EDIT 3: There was a typo in my post. I said there are no solutions when N is 3 mod 6. I meant to write 6 mod 9. Sorry!

EDIT 4: There were also a couple typos in my PDF where I used < when I meant to write ≤, but I have corrected them. (Unfortunately, this somehow created some new typos. It must be an issue with the conversion from .doc to .pdf but I don't think it effects the clarity much.)

EDIT 5: Some errors in the proof were fixed, and a new link has been created. This one should be viewable by anyone.

EDIT 6: Refined the approximation of how many numbers (less than N for sufficiently large N) don't have solutions from 40% to 41.6%.

Best Answer

This is not a complete answer.

Let $C$ be the set of $n$ you are interested in, i.e. those expressible as $x^2 + y^2 + z^2 - xyz$ for positive integers $x,y,z$.

Main Observation: $C$ is A351723 on OEIS, minus possibly some square numbers(for example $9$).

A351723 is defined as integers of the form $x^2 + y^2 + z^2 + xyz$, where $x, y, z \geq 0$.

Claim: Any positive integers $n \in C$ lies in A351723.

Proof: Suppose $n = x^2 + y^2 + z^2 - xyz$ where $x,y,z$ are positive integers. You have correctly shown that there is such a solution with $y^2 + z^2 \leq n$. Therefore, we can write $$n = x_1^2 + y^2 + z^2 + x_1 yz$$ with $x_1 = x - yz \geq 0$.

Similarly, one can prove that

Claim: Any non-square positive integer $n$ in A351723 lies in $C$.

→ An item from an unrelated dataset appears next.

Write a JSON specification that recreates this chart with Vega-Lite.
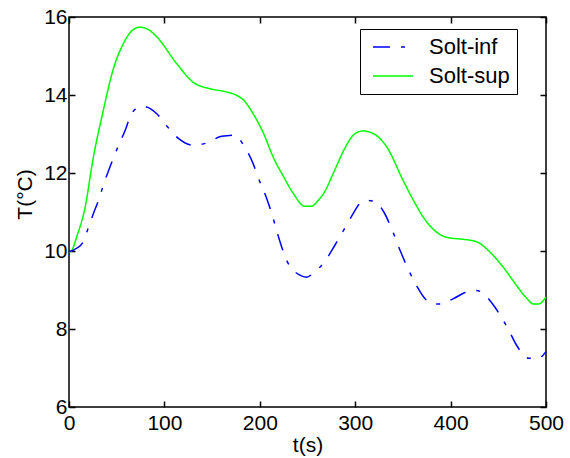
{
  "$schema": "https://vega.github.io/schema/vega-lite/v6.json",
  "width": 477,
  "height": 390,
  "autosize": {"type": "none"},
  "padding": {"left": 69, "top": 17, "right": 24, "bottom": 51},
  "background": "white",
  "config": {
    "font": "Liberation Sans",
    "view": {"stroke": "#000", "strokeWidth": 1.5},
    "axis": {
      "domain": false,
      "grid": false,
      "tickColor": "#000",
      "tickSize": -6,
      "tickWidth": 1.5,
      "labelColor": "#000",
      "labelFont": "Liberation Sans",
      "labelFontSize": 21,
      "labelFlush": false,
      "labelOverlap": false,
      "titleFont": "Liberation Sans",
      "titleFontSize": 21,
      "titleFontWeight": "normal",
      "titleColor": "#000"
    },
    "legend": {
      "orient": "none",
      "legendX": 291,
      "legendY": 12,
      "strokeColor": "#000",
      "fillColor": "white",
      "padding": 7,
      "rowPadding": 7,
      "symbolType": "M-1,0H3",
      "symbolSize": 400,
      "symbolOffset": 5,
      "symbolStrokeWidth": 1.5,
      "labelFont": "Liberation Sans",
      "labelFontSize": 22,
      "labelColor": "#000",
      "labelOffset": 35,
      "title": null
    }
  },
  "data": {"values": [
    {"t": 0, "T": 9.97, "serie": "Solt-sup"},
    {"t": 3, "T": 10.02, "serie": "Solt-sup"},
    {"t": 8, "T": 10.36, "serie": "Solt-sup"},
    {"t": 17, "T": 11.13, "serie": "Solt-sup"},
    {"t": 25, "T": 12.33, "serie": "Solt-sup"},
    {"t": 36, "T": 13.61, "serie": "Solt-sup"},
    {"t": 46, "T": 14.63, "serie": "Solt-sup"},
    {"t": 57, "T": 15.32, "serie": "Solt-sup"},
    {"t": 66, "T": 15.65, "serie": "Solt-sup"},
    {"t": 74, "T": 15.74, "serie": "Solt-sup"},
    {"t": 83, "T": 15.68, "serie": "Solt-sup"},
    {"t": 92, "T": 15.49, "serie": "Solt-sup"},
    {"t": 113, "T": 14.8, "serie": "Solt-sup"},
    {"t": 130, "T": 14.33, "serie": "Solt-sup"},
    {"t": 148, "T": 14.16, "serie": "Solt-sup"},
    {"t": 165, "T": 14.08, "serie": "Solt-sup"},
    {"t": 175, "T": 14.0, "serie": "Solt-sup"},
    {"t": 183, "T": 13.87, "serie": "Solt-sup"},
    {"t": 193, "T": 13.52, "serie": "Solt-sup"},
    {"t": 204, "T": 13.01, "serie": "Solt-sup"},
    {"t": 214, "T": 12.41, "serie": "Solt-sup"},
    {"t": 225, "T": 11.9, "serie": "Solt-sup"},
    {"t": 235, "T": 11.48, "serie": "Solt-sup"},
    {"t": 247, "T": 11.15, "serie": "Solt-sup"},
    {"t": 254, "T": 11.15, "serie": "Solt-sup"},
    {"t": 262, "T": 11.32, "serie": "Solt-sup"},
    {"t": 267, "T": 11.48, "serie": "Solt-sup"},
    {"t": 277, "T": 11.99, "serie": "Solt-sup"},
    {"t": 288, "T": 12.58, "serie": "Solt-sup"},
    {"t": 298, "T": 12.97, "serie": "Solt-sup"},
    {"t": 308, "T": 13.08, "serie": "Solt-sup"},
    {"t": 319, "T": 13.01, "serie": "Solt-sup"},
    {"t": 333, "T": 12.67, "serie": "Solt-sup"},
    {"t": 350, "T": 11.82, "serie": "Solt-sup"},
    {"t": 361, "T": 11.3, "serie": "Solt-sup"},
    {"t": 371, "T": 10.88, "serie": "Solt-sup"},
    {"t": 385, "T": 10.49, "serie": "Solt-sup"},
    {"t": 396, "T": 10.35, "serie": "Solt-sup"},
    {"t": 413, "T": 10.3, "serie": "Solt-sup"},
    {"t": 427, "T": 10.24, "serie": "Solt-sup"},
    {"t": 441, "T": 9.98, "serie": "Solt-sup"},
    {"t": 455, "T": 9.59, "serie": "Solt-sup"},
    {"t": 469, "T": 9.12, "serie": "Solt-sup"},
    {"t": 480, "T": 8.78, "serie": "Solt-sup"},
    {"t": 487, "T": 8.64, "serie": "Solt-sup"},
    {"t": 492, "T": 8.64, "serie": "Solt-sup"},
    {"t": 500, "T": 8.82, "serie": "Solt-sup"},
    {"t": 0, "T": 9.98, "serie": "Solt-inf"},
    {"t": 8, "T": 10.07, "serie": "Solt-inf"},
    {"t": 15, "T": 10.24, "serie": "Solt-inf"},
    {"t": 20, "T": 10.58, "serie": "Solt-inf"},
    {"t": 27, "T": 11.05, "serie": "Solt-inf"},
    {"t": 31, "T": 11.3, "serie": "Solt-inf"},
    {"t": 36, "T": 11.69, "serie": "Solt-inf"},
    {"t": 43, "T": 12.16, "serie": "Solt-inf"},
    {"t": 52, "T": 12.71, "serie": "Solt-inf"},
    {"t": 59, "T": 13.1, "serie": "Solt-inf"},
    {"t": 64, "T": 13.44, "serie": "Solt-inf"},
    {"t": 70, "T": 13.65, "serie": "Solt-inf"},
    {"t": 76, "T": 13.71, "serie": "Solt-inf"},
    {"t": 80, "T": 13.7, "serie": "Solt-inf"},
    {"t": 92, "T": 13.52, "serie": "Solt-inf"},
    {"t": 102, "T": 13.22, "serie": "Solt-inf"},
    {"t": 115, "T": 12.88, "serie": "Solt-inf"},
    {"t": 130, "T": 12.71, "serie": "Solt-inf"},
    {"t": 143, "T": 12.76, "serie": "Solt-inf"},
    {"t": 160, "T": 12.94, "serie": "Solt-inf"},
    {"t": 174, "T": 12.97, "serie": "Solt-inf"},
    {"t": 183, "T": 12.71, "serie": "Solt-inf"},
    {"t": 193, "T": 12.24, "serie": "Solt-inf"},
    {"t": 198, "T": 11.9, "serie": "Solt-inf"},
    {"t": 206, "T": 11.43, "serie": "Solt-inf"},
    {"t": 213, "T": 10.92, "serie": "Solt-inf"},
    {"t": 219, "T": 10.41, "serie": "Solt-inf"},
    {"t": 228, "T": 9.77, "serie": "Solt-inf"},
    {"t": 242, "T": 9.38, "serie": "Solt-inf"},
    {"t": 249, "T": 9.33, "serie": "Solt-inf"},
    {"t": 256, "T": 9.43, "serie": "Solt-inf"},
    {"t": 268, "T": 9.73, "serie": "Solt-inf"},
    {"t": 279, "T": 10.16, "serie": "Solt-inf"},
    {"t": 289, "T": 10.58, "serie": "Solt-inf"},
    {"t": 296, "T": 10.88, "serie": "Solt-inf"},
    {"t": 305, "T": 11.22, "serie": "Solt-inf"},
    {"t": 312, "T": 11.3, "serie": "Solt-inf"},
    {"t": 321, "T": 11.26, "serie": "Solt-inf"},
    {"t": 330, "T": 11.0, "serie": "Solt-inf"},
    {"t": 338, "T": 10.58, "serie": "Solt-inf"},
    {"t": 347, "T": 10.02, "serie": "Solt-inf"},
    {"t": 356, "T": 9.51, "serie": "Solt-inf"},
    {"t": 365, "T": 9.08, "serie": "Solt-inf"},
    {"t": 373, "T": 8.78, "serie": "Solt-inf"},
    {"t": 382, "T": 8.65, "serie": "Solt-inf"},
    {"t": 389, "T": 8.64, "serie": "Solt-inf"},
    {"t": 403, "T": 8.78, "serie": "Solt-inf"},
    {"t": 419, "T": 8.97, "serie": "Solt-inf"},
    {"t": 427, "T": 8.99, "serie": "Solt-inf"},
    {"t": 432, "T": 8.95, "serie": "Solt-inf"},
    {"t": 445, "T": 8.61, "serie": "Solt-inf"},
    {"t": 455, "T": 8.23, "serie": "Solt-inf"},
    {"t": 461, "T": 7.97, "serie": "Solt-inf"},
    {"t": 469, "T": 7.59, "serie": "Solt-inf"},
    {"t": 482, "T": 7.25, "serie": "Solt-inf"},
    {"t": 492, "T": 7.25, "serie": "Solt-inf"},
    {"t": 500, "T": 7.42, "serie": "Solt-inf"}
  ]},
  "layer": [
    {
      "mark": {"type": "line", "strokeWidth": 1.5, "interpolate": "monotone"},
      "encoding": {
        "x": {"field": "t", "type": "quantitative", "scale": {"domain": [0, 500], "nice": false},
              "axis": {"orient": "bottom", "values": [0, 100, 200, 300, 400, 500], "title": "t(s)", "labelPadding": 11, "titlePadding": 1}},
        "y": {"field": "T", "type": "quantitative", "scale": {"domain": [6, 16], "nice": false},
              "axis": {"orient": "left", "values": [6, 8, 10, 12, 14, 16], "title": "T(°C)", "labelPadding": 8, "titleX": -44, "titleY": 177, "titleAlign": "center", "titleBaseline": "middle", "titleAngle": -90}},
        "color": {"field": "serie", "type": "nominal",
                  "scale": {"domain": ["Solt-inf", "Solt-sup"], "range": ["#0000ff", "#00ff00"]},
                  "legend": {"title": null}},
        "strokeDash": {"field": "serie", "type": "nominal",
                       "scale": {"domain": ["Solt-inf", "Solt-sup"], "range": [[17, 11, 4, 11], [1, 0]]},
                       "legend": {"title": null}}
      }
    },
    {
      "mark": {"type": "line", "strokeOpacity": 0},
      "encoding": {
        "x": {"field": "t", "type": "quantitative",
              "axis": {"orient": "top", "values": [0, 100, 200, 300, 400, 500], "labels": false, "title": null}},
        "y": {"field": "T", "type": "quantitative",
              "axis": {"orient": "right", "values": [6, 8, 10, 12, 14, 16], "labels": false, "title": null}},
        "detail": {"field": "serie"}
      }
    }
  ],
  "resolve": {"axis": {"x": "independent", "y": "independent"}}
}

Proof: If $n = x^2 + y^2 + z^2 + xyz$ and $n$ is not a square, then at least two of $x,y,z$ are non-zero. Say $y, z \neq 0$. Then we can write $$n = x_2^2 + y^2 + z^2 - x_2 yz$$ where $x_2 = x + yz$. Observe that $x_2, y, z$ are all positive integers.

In the comment section of A351723, Zhiwei Sun has conjectured that

Conjecture: If $a_n$ is the $n$-th term of A351723, then $a_n < 2n$.

which, if true, would imply your conjecture that the density of $C$ is at least $50\%$. So in a sense, you have recovered a conjecture made by a mathematician less than a year ago.